Thornhill escapes from a murder bid made to look like an drink-driving car accident. He is unable to convince the police that he’s not a drunk telling lies to save his own skin. He goes to the United Nations building to confront Townsend, only to discover that the real Lester Townsend is not the man who tried to have him killed. Worse still, the real Townsend is stabbed to death in front of him. Thornhill picks up the bloody knife. He looks guilty. He goes on the run from the police and from the killers.

On a train he meets up with the glamorous Eve Kendall ( Eva Marie Saint) who at first helps him to escape from the police but whose true motives are open to question. This leads him to his famous encounter with a crop-duster and a spectacular dénouement on Mount Rushmore.

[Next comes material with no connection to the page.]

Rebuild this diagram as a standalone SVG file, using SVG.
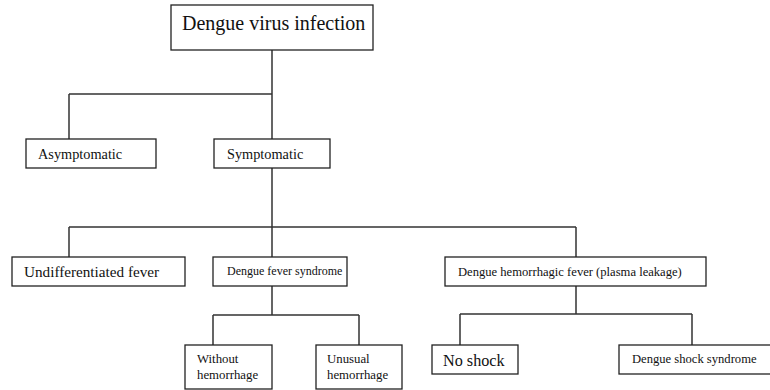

The story goes that Hitchcock deliberately kept the whole plot from the cast. He wanted them to seem totally bewildered and uncertain about what would happen next. Grant in particular carries the air of someone feeling ‘Oh my goodness, what’s happening to me?’ In this he is supported well by Eva Marie Saint as the mysterious blonde femme fatale and by James Mason in a scene-stealing role as the oily villain Philip Van Damm. A perfect plot from a perfect cast. This film still enthralls with its thrills, chases and humour. The widescreen Warner Brothers DVD release bundles in a 39 minute behind the scenes film of the making of the movie, together with an audio commentary by the screenwriter Ernest Lehman and a selection of trailers.